Aux termes de l'article 1116 du code civil, dans sa rédaction antérieure au 1eroctobre 2016, applicable en l'espèce, le dol est une cause de nullité de la convention lorsque les manoeuvres pratiquées par l'une des parties sont telles qu'il est évident que, ans ces manoeuvres, l'autre partie n'aurait pas contracté.
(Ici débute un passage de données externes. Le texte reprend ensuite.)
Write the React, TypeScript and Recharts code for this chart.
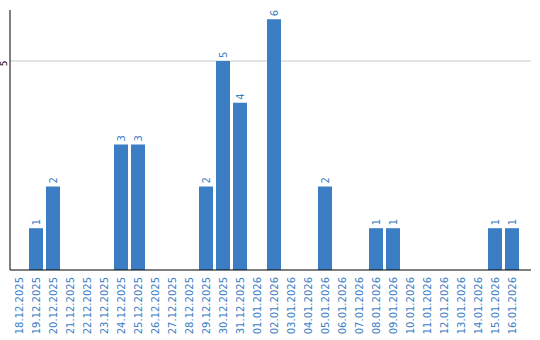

Il ne se présume pas et doit être prouvé.

Il est constant néanmoins que la victime du dol a le choix d'agir en nullité du contrat ou seulement en responsabilité aux fins d'indemnisation.

Le dol peut être constitué par le silence d'une partie dissimulant à son cocontractant un fait, qui s'il avait été connu de lui, l'aurait empêché de contracter.

Le 2 janvier 2012, le préfet du Nord a pris un arrêté d'insalubrité concernant l'immeuble litigieux avec possibilité d'y remédier sous réserve de la réalisation de travaux, dans les règles de l'art, et au plus tard à la date du 1er avril 2012, l'immeuble étant interdit, de façon temporaire, à l'habitation :

- concernant l'appartement n° 3 :

* vérification de la stabilité du plancher de l'appartement avec remise en état pour assurer la planéité du sol ;

* remise en état des sols, murs et plafonds dégradés par l'humidité ;

* création des aérations réglementaires dans les pièces de service ;

* mise en sécurité de l'installation électrique avec attestation d'un professionnel à fournir ;

* mise en place d'un chauffage suffisant et adapté à l'isolation du logement ;

* suppression des causes d'humidité ;

* déclassement du bail de la pièce sans ouvrant ne pouvant être considéré comme une pièce principale ;

* suppression de l'accessibilité au plomb éventuellement contenu dans les peintures ;

* suppression de la communication directe entre les WC et la cuisine.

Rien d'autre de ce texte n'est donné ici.